Pío Moa
El siglo XIX español estuvo marcado por la herencia envenenada de la invasión napoleónica, una pugna entre liberales y tradicionalistas, y más aún entre los propios liberales, que interrumpieron un largo período de tres siglos de básica paz civil. En el siglo XX se añadieron los revolucionarismos obreristas y los separatismos, que abocaron a la guerra de 1936-39. La época inmediata puede datarse grosso modo en el “desastre” del 98, cuando toman impulso las nuevas fuerzas (anarquistas, socialistas, republicanos y separatistas vascos y catalanes). Entre todas ellas destruyeron el régimen liberal de la Restauración y finalmente tuvieron su gran oportunidad histórica con la II República. Afirmaban traer una mayor democracia, libertad, progreso económico y, en fin “modernidad”; pero la experiencia republicana fue desastrosa y en solo cinco años su legalidad fue destruida por los mismos que la habían impuesto sin consenso, agrupados a última hora, de hecho o de derecho, en el Frente Popular.
En Los orígenes de la Guerra Civil investigué, creo que a conciencia, la alianza entre izquierdas republicanas, revolucionarias y separatistas que marcaron aquel período. Una alianza un tanto explosiva, porque las rivalidades y odios entre sus componentes solo eran unos pocos grados menores que hacia quienes designaban como enemigo común a aplastar: la Iglesia y la derecha liberal- conservadora y tradicionalista.

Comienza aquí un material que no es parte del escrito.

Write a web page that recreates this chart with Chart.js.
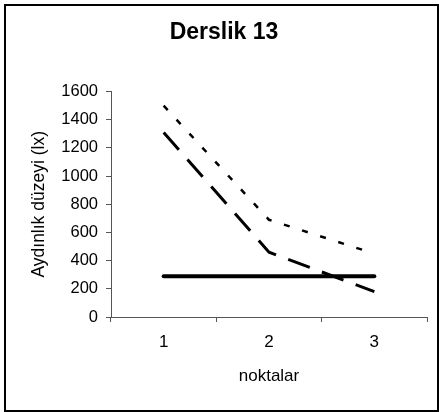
<!DOCTYPE html>
<html>
<head>
<meta charset="utf-8">
<script src="https://cdn.jsdelivr.net/npm/chart.js@4"></script>
<style>
  html, body { margin: 0; padding: 0; background: #fff; }
  #wrap { position: relative; width: 439px; height: 412px; }
</style>
</head>
<body>
<div id="wrap"><canvas id="chart" width="439" height="412"></canvas></div>
<script>
const points = ["1", "2", "3"];
const seriesDotted = [1500, 690, 450];
const seriesDashed = [1310, 460, 180];
const seriesSolid = [290, 290, 290];
const yTicks = [0, 200, 400, 600, 800, 1000, 1200, 1400, 1600];

const FONT = "'Liberation Sans', Arial, sans-serif";

// frame round the whole picture
const framePlugin = {
  id: "frame",
  afterDraw(chart) {
    const ctx = chart.ctx;
    ctx.save();
    ctx.strokeStyle = "#000";
    ctx.lineWidth = 2;
    ctx.strokeRect(5, 5, chart.width - 6, chart.height - 6);
    ctx.restore();
  }
};

new Chart(document.getElementById("chart"), {
  type: "line",
  data: {
    labels: points,
    datasets: [
      { data: seriesDotted, borderColor: "#000", borderWidth: 2.5, borderDash: [6, 13], pointRadius: 0, tension: 0 },
      { data: seriesDashed, borderColor: "#000", borderWidth: 3, borderDash: [23, 13], pointRadius: 0, tension: 0 },
      { data: seriesSolid, borderColor: "#000", borderWidth: 4, pointRadius: 0, tension: 0, borderCapStyle: "round" }
    ]
  },
  options: {
    responsive: false,
    animation: false,
    layout: { padding: { left: 21, right: 12, top: 0, bottom: 0 } },
    plugins: {
      legend: { display: false },
      tooltip: { enabled: false },
      title: {
        display: true,
        text: "Derslik 13",
        color: "#000",
        font: { family: FONT, size: 23, weight: "bold" },
        padding: { top: 19, bottom: 45 }
      }
    },
    scales: {
      x: {
        offset: true,
        grid: { offset: true, drawOnChartArea: false, drawTicks: true, tickLength: 5, color: "#555" },
        border: { display: true, color: "#555", width: 1 },
        ticks: { color: "#000", padding: 10, font: { family: FONT, size: 17 } },
        title: { display: true, text: "noktalar", color: "#000", font: { family: FONT, size: 17 }, padding: { top: 0, bottom: 25 } },
        afterFit(scale) { scale.height = 95; }
      },
      y: {
        min: 0,
        max: 1600,
        afterBuildTicks(scale) { scale.ticks = yTicks.map(v => ({ value: v })); },
        grid: { drawOnChartArea: false, drawTicks: true, tickLength: 5, color: "#555" },
        border: { display: true, color: "#555", width: 1 },
        ticks: { color: "#000", padding: 8, font: { family: FONT, size: 16.5 }, callback: v => String(v) },
        title: { display: true, text: "Aydınlık düzeyi (lx)", color: "#000", font: { family: FONT, size: 17.5 }, padding: { top: 8, bottom: 0 } },
        afterFit(scale) { scale.width = 90; }
      }
    }
  },
  plugins: [framePlugin]
});
</script>
</body>
</html>
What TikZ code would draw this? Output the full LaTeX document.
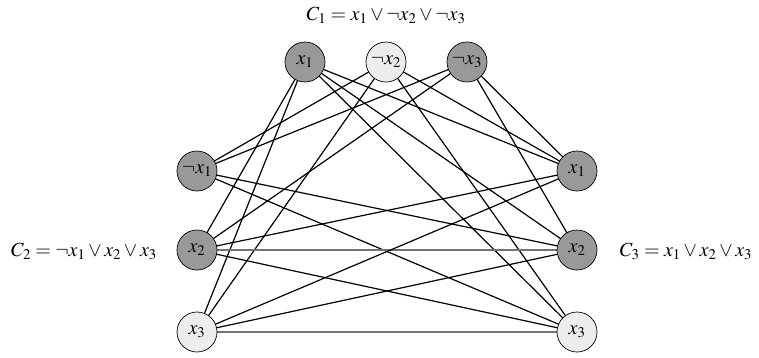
\documentclass[tikz,border=0pt]{standalone}
\usepackage{mathptmx}
\begin{document}
\begin{tikzpicture}[x=1pt,y=-1pt,
  lit/.style={circle,draw=black,line width=0.7pt,minimum size=40pt,inner sep=0pt,font=\fontsize{20}{24}\selectfont},
  dark/.style={lit,fill=black!40},
  light/.style={lit,fill=black!7},
  edge/.style={line width=1.2pt,black},
  hedge/.style={line width=1.2pt,black!55},
  lab/.style={font=\fontsize{20}{24}\selectfont,inner sep=0pt}]
\useasboundingbox (0,0) rectangle (759,357);
\coordinate (A1) at (305,62);
\coordinate (A2) at (386,62);
\coordinate (A3) at (467,62);
\coordinate (B1) at (197,171);
\coordinate (B2) at (197,250);
\coordinate (B3) at (197,332);
\coordinate (D1) at (577,171);
\coordinate (D2) at (577,250);
\coordinate (D3) at (577,332);
% C1-C2
\draw[edge] (A1) -- (B2);
\draw[edge] (A1) -- (B3);
\draw[edge] (A2) -- (B1);
\draw[edge] (A2) -- (B3);
\draw[edge] (A3) -- (B1);
\draw[edge] (A3) -- (B2);
% C1-C3
\draw[edge] (A1) -- (D1);
\draw[edge] (A1) -- (D2);
\draw[edge] (A1) -- (D3);
\draw[edge] (A2) -- (D1);
\draw[edge] (A2) -- (D3);
\draw[edge] (A3) -- (D1);
\draw[edge] (A3) -- (D2);
% C2-C3
\draw[edge] (B1) -- (D2);
\draw[edge] (B1) -- (D3);
\draw[edge] (B2) -- (D1);
\draw[hedge] (B2) -- (D2);
\draw[edge] (B2) -- (D3);
\draw[edge] (B3) -- (D1);
\draw[edge] (B3) -- (D2);
\draw[hedge] (B3) -- (D3);
% nodes
\node[dark]  (a1) at (A1) {$x_1$};
\node[light] (a2) at (A2) {$\neg x_2$};
\node[dark]  (a3) at (A3) {$\neg x_3$};
\node[dark]  (b1) at (B1) {$\neg x_1$};
\node[dark]  (b2) at (B2) {$x_2$};
\node[light] (b3) at (B3) {$x_3$};
\node[dark]  (d1) at (D1) {$x_1$};
\node[dark]  (d2) at (D2) {$x_2$};
\node[light] (d3) at (D3) {$x_3$};
% labels
\node[lab] (c1) at (386,15) {$C_1 = x_1 \vee \neg x_2 \vee \neg x_3$};
\node[lab] (c2) at (84,251) {$C_2 = \neg x_1 \vee x_2 \vee x_3$};
\node[lab] (c3) at (686,251) {$C_3 = x_1 \vee x_2 \vee x_3$};
\end{tikzpicture}
\end{document}
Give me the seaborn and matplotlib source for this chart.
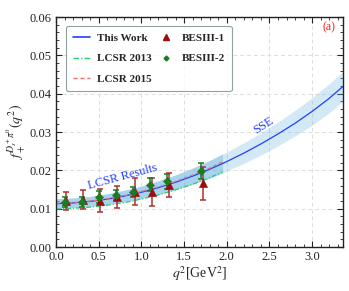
import numpy as np
import pandas as pd
import seaborn as sns
import matplotlib
matplotlib.use("Agg")
import matplotlib.pyplot as plt
from matplotlib.ticker import MultipleLocator
from matplotlib.lines import Line2D

# ---- data ----
q2_sse = [0.0, 0.2, 0.4, 0.6, 0.8, 1.0, 1.2, 1.4, 1.6, 1.8, 2.0, 2.2, 2.4, 2.6, 2.8, 3.0, 3.2, 3.36]
f_sse = [0.0113, 0.0115, 0.0119, 0.0125, 0.0133, 0.0143, 0.0155, 0.0169, 0.0185, 0.0203,
         0.0223, 0.0245, 0.0269, 0.0295, 0.0323, 0.0354, 0.0388, 0.0419]
f_sse_lo = [0.0101, 0.0103, 0.0106, 0.0111, 0.0118, 0.0127, 0.0137, 0.0150, 0.0164, 0.0180,
            0.0198, 0.0218, 0.0240, 0.0264, 0.0290, 0.0318, 0.0350, 0.0380]
f_sse_hi = [0.0126, 0.0128, 0.0132, 0.0139, 0.0148, 0.0159, 0.0173, 0.0188, 0.0206, 0.0226,
            0.0248, 0.0272, 0.0298, 0.0326, 0.0357, 0.0390, 0.0426, 0.0458]

q2_lcsr = [0.0, 0.2, 0.4, 0.6, 0.8, 1.0, 1.2, 1.4, 1.6, 1.8, 1.95]
f_lcsr_lo = [0.0101, 0.0103, 0.0106, 0.0111, 0.0118, 0.0127, 0.0137, 0.0150, 0.0164, 0.0180, 0.0193]
f_lcsr_hi = [0.0126, 0.0128, 0.0132, 0.0139, 0.0148, 0.0159, 0.0173, 0.0188, 0.0206, 0.0226, 0.0243]
f_lcsr2013 = [0.0099, 0.0101, 0.0104, 0.0109, 0.0116, 0.0125, 0.0136, 0.0149, 0.0164, 0.0181, 0.0196]
f_lcsr2015 = [0.0114, 0.0116, 0.0120, 0.0126, 0.0134, 0.0145, 0.0157, 0.0171, 0.0188, 0.0206, 0.0222]

q2_bes = [0.1, 0.3, 0.5, 0.7, 0.9, 1.1, 1.3, 1.7]
f_bes1 = [0.0120, 0.0123, 0.0121, 0.0131, 0.0144, 0.0144, 0.0162, 0.0166]
err_bes1 = [0.0024, 0.0025, 0.0030, 0.0028, 0.0035, 0.0036, 0.0032, 0.0044]
f_bes2 = [0.0117, 0.0118, 0.0130, 0.0136, 0.0144, 0.0163, 0.0171, 0.0198]
err_bes2 = [0.0013, 0.0013, 0.0015, 0.0013, 0.0013, 0.0017, 0.0020, 0.0020]

# ---- style ----
sns.set_theme(style="ticks")
plt.rcParams["font.family"] = ["Liberation Serif", "DejaVu Serif"]
plt.rcParams["mathtext.fontset"] = "stix"

fig = plt.figure(figsize=(3.49, 2.91), dpi=100)
ax = fig.add_axes([0.1605, 0.1512, 0.822, 0.790])

band_col = "#73b9e4"
blue = "#2040ff"
green = "#2ecc71"
red = "#f07070"
dred = "#9a0e0e"
dgreen = "#1e7a1e"

ax.fill_between(q2_sse, f_sse_lo, f_sse_hi, color=band_col, alpha=0.3, lw=0)
ax.fill_between(q2_lcsr, f_lcsr_lo, f_lcsr_hi, color=band_col, alpha=0.45, lw=0)

df_sse = pd.DataFrame({"q2": q2_sse, "f": f_sse})
df_lcsr = pd.DataFrame({"q2": q2_lcsr, "a": f_lcsr2013, "b": f_lcsr2015})
sns.lineplot(data=df_sse, x="q2", y="f", ax=ax, color=blue, lw=0.9, sort=False)
sns.lineplot(data=df_lcsr, x="q2", y="a", ax=ax, color=green, lw=0.9, sort=False,
             linestyle=(0, (4, 1.5, 1, 1.5)))
sns.lineplot(data=df_lcsr, x="q2", y="b", ax=ax, color=red, lw=0.9, sort=False,
             linestyle=(0, (3, 2)))

x1 = np.array(q2_bes) + 0.02
x2 = np.array(q2_bes)
ax.errorbar(x1, f_bes1, yerr=err_bes1, fmt="none", ecolor="#b03030", elinewidth=1.1,
            capsize=2.5, capthick=1.1, zorder=3)
ax.errorbar(x2, f_bes2, yerr=err_bes2, fmt="none", ecolor=dgreen, elinewidth=1.1,
            capsize=2.5, capthick=1.1, zorder=4)
sns.scatterplot(x=x1, y=f_bes1, ax=ax, marker="^", color=dred, s=36, edgecolor=dred,
                linewidth=0.3, zorder=5)
sns.scatterplot(x=x2, y=f_bes2, ax=ax, marker="D", color=dgreen, s=18, edgecolor=dgreen,
                linewidth=0.3, zorder=6)

ax.set_xlim(0, 3.36)
ax.set_ylim(0, 0.06)
ax.xaxis.set_major_locator(MultipleLocator(0.5))
ax.xaxis.set_minor_locator(MultipleLocator(0.1))
ax.yaxis.set_major_locator(MultipleLocator(0.01))
ax.yaxis.set_minor_locator(MultipleLocator(0.002))
ax.xaxis.set_major_formatter(matplotlib.ticker.FormatStrFormatter("%.1f"))
ax.yaxis.set_major_formatter(matplotlib.ticker.FormatStrFormatter("%.2f"))
ax.tick_params(which="both", direction="in", top=True, right=True, labelsize=9,
               colors="#222222", pad=3)
ax.tick_params(which="major", length=4, width=0.8)
ax.tick_params(which="minor", length=2, width=0.6)
for s in ax.spines.values():
    s.set_linewidth(1.0)
    s.set_color("#222222")
ax.grid(True, which="major", linestyle=(0, (4, 3)), color="#dddddd", lw=0.7)

ax.set_xlabel(r"$q^2$[GeV$^2$]", fontsize=10, labelpad=1)
ax.set_ylabel(r"$f_+^{D_s^+\pi^0}(q^2)$", fontsize=10, labelpad=2)

ax.text(0.78, 0.0183, "LCSR Results", color=blue, fontsize=9, rotation=15,
        ha="center", va="center", rotation_mode="anchor")
ax.text(2.43, 0.0318, "SSE", color=blue, fontsize=9, rotation=33,
        ha="center", va="center", rotation_mode="anchor")
ax.text(3.2, 0.0574, "(a)", color="#ff1a1a", fontsize=8.5, ha="center", va="center")

handles = [
    Line2D([], [], color=blue, lw=1.2),
    Line2D([], [], color=green, lw=1.0, linestyle=(0, (4, 1.5, 1, 1.5))),
    Line2D([], [], color=red, lw=1.0, linestyle=(0, (3, 2))),
    Line2D([], [], color=dred, marker="^", ls="none", markersize=4),
    Line2D([], [], color=dgreen, marker="D", ls="none", markersize=2.5),
]
labels = ["This Work", "LCSR 2013", "LCSR 2015", "BESIII-1", "BESIII-2"]
leg = ax.legend(handles, labels, ncol=2, loc="upper left", bbox_to_anchor=(0.015, 0.985),
                frameon=True, fancybox=True, handlelength=1.6,
                handletextpad=0.6, columnspacing=0.5, labelspacing=1.0,
                borderpad=0.6, prop={"weight": "bold", "size": 8})
leg.get_frame().set_edgecolor("#7a8a8a")
leg.get_frame().set_linewidth(0.8)

fig.savefig("out.png", dpi=100)
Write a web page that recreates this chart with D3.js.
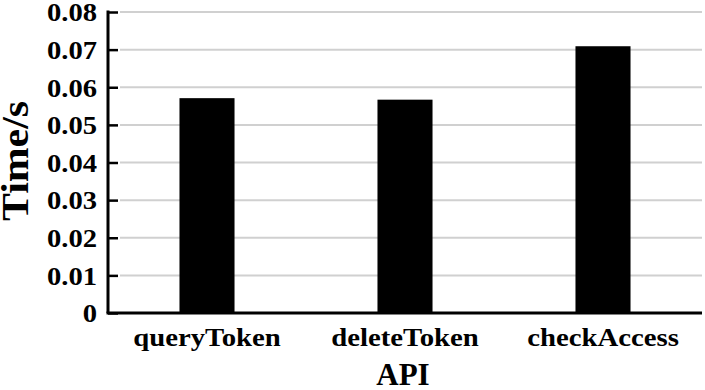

Esos odios internos marcarían la guerra en el bando izquierdista-separatista, hasta culminar en una guerra civil entre ellos, dentro de la contienda general.
Fue muy azarosa la victoria del bando nacional sobre el mal llamado republicano (pues este se componía de quienes habían destruido la legalidad de la II República, implantada paradójicamente por ellos mismos y sin consenso con la derecha). Pero ella ha tenido las consecuencias históricas más decisivas. En primer lugar, impidió una revolución de tipo totalitario o una balcanización de España, manteniendo de paso la raíz cristiana que ha conformado culturalmente al país, como a toda Europa, durante su historia y aún hoy, en gran medida. En segundo lugar permitió salvar a España de la guerra mundial, mucho más devastadora que la civil. En tercer lugar permitió rehacer la economía y la cultura, haciendo de España la octava o novena potencia industrial del mundo y con un desarrollo económico nunca visto antes o después del franquismo. En cuarto lugar creó las condiciones para una democracia no convulsa como la republicana, superando los odios sociales que habían hundido aquella experiencia. Son unos logros históricos de tal calibre, sobre todo teniendo en cuenta lo ocurrido desde la Guerra de Independencia, que hace falta una dosis extraordinaria de estupidez y frivolidad o mala fe para negarlos o desvalorizarlos, en lugar de reconocerlos y apoyarse en ellos para ir adelante. Pero en esa labor destructiva están enfangados políticos, partidos e intelectuales, para quienes, al parecer, la historia pasa en vano.